▶ Set problem
Collect each line containing "with".

▶ Information supplied
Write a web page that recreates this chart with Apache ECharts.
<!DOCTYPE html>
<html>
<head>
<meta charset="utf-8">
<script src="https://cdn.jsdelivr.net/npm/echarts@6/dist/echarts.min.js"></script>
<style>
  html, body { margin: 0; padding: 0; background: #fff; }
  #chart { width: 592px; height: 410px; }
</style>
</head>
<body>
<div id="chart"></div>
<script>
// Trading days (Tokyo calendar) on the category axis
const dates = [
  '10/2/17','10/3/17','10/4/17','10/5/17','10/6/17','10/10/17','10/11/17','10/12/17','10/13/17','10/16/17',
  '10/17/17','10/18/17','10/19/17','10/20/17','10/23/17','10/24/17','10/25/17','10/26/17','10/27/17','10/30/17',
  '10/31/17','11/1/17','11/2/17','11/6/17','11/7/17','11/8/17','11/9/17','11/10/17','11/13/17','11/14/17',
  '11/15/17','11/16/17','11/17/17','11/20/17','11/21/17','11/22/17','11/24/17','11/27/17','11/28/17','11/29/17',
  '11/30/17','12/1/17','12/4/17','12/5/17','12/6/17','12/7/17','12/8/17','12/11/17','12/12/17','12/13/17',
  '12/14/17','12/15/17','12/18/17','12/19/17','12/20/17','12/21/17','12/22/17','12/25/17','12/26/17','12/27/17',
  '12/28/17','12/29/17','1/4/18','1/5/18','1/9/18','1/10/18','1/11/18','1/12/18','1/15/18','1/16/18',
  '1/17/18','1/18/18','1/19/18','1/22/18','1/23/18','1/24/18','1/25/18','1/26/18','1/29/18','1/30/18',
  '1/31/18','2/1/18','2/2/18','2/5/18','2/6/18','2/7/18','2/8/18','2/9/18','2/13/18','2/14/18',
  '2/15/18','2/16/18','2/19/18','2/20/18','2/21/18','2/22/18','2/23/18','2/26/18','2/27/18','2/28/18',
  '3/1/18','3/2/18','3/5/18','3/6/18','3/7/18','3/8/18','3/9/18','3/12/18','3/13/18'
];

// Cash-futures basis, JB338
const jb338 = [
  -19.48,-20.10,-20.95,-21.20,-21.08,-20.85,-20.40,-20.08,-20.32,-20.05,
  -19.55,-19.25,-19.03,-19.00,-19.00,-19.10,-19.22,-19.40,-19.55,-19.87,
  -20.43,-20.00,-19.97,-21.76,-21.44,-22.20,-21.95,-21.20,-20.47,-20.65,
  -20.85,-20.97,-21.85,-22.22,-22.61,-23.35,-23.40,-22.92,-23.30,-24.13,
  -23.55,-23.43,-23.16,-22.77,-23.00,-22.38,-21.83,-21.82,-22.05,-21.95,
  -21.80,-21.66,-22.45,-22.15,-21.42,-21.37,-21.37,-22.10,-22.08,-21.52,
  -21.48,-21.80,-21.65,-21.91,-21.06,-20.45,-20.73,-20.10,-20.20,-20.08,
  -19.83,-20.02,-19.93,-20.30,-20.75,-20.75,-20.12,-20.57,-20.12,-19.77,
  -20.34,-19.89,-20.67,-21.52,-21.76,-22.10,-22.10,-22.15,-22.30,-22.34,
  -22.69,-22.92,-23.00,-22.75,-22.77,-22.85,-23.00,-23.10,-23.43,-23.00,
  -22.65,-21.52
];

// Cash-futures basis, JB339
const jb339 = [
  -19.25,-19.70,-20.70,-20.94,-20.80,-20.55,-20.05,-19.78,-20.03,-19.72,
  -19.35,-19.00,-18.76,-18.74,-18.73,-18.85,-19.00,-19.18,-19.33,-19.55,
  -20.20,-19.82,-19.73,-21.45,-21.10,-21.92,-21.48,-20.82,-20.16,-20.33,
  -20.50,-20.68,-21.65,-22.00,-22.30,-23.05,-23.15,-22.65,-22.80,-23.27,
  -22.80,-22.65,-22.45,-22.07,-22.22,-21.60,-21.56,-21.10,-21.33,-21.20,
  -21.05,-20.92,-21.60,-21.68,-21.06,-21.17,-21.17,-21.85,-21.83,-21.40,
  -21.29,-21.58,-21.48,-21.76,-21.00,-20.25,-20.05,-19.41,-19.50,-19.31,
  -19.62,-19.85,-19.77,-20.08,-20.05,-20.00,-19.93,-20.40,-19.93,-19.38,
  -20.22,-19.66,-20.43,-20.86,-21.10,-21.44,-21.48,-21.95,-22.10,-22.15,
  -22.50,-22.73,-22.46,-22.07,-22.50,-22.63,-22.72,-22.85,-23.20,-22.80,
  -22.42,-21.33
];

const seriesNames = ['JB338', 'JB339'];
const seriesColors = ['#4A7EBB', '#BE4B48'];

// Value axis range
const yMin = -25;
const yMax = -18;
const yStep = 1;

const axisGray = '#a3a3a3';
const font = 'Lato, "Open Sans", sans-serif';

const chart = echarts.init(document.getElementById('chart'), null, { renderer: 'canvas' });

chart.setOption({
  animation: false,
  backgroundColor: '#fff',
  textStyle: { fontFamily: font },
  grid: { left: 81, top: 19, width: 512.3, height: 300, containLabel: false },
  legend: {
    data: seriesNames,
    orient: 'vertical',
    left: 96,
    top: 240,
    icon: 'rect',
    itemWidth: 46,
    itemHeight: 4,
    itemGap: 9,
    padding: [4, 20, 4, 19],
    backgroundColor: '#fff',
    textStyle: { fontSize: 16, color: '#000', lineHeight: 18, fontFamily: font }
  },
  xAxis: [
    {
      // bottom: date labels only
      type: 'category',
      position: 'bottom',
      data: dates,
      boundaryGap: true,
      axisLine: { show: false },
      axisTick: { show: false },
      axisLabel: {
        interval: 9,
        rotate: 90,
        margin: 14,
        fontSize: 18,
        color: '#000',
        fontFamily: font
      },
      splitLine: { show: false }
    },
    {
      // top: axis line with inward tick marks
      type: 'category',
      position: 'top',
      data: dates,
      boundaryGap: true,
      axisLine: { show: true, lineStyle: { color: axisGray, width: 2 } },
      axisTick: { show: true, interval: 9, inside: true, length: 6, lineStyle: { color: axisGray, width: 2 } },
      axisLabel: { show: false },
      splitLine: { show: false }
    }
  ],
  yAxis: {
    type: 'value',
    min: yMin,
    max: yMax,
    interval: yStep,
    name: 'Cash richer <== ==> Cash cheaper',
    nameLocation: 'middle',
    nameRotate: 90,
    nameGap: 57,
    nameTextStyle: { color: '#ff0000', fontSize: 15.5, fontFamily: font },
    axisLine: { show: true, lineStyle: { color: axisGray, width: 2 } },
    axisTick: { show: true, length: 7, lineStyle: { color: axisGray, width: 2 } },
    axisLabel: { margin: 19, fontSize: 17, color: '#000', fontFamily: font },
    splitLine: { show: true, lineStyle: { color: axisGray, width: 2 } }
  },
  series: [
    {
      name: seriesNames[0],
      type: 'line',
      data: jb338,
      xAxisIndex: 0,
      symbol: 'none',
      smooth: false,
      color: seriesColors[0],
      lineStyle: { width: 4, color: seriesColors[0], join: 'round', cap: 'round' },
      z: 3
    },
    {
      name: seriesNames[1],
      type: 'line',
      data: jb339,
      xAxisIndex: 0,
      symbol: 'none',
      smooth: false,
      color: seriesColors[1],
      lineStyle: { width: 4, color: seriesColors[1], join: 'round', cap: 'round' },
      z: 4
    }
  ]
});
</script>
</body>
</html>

▶ Written response
Write a web page that recreates this chart with Apache ECharts.
      // top: axis line with inward tick marks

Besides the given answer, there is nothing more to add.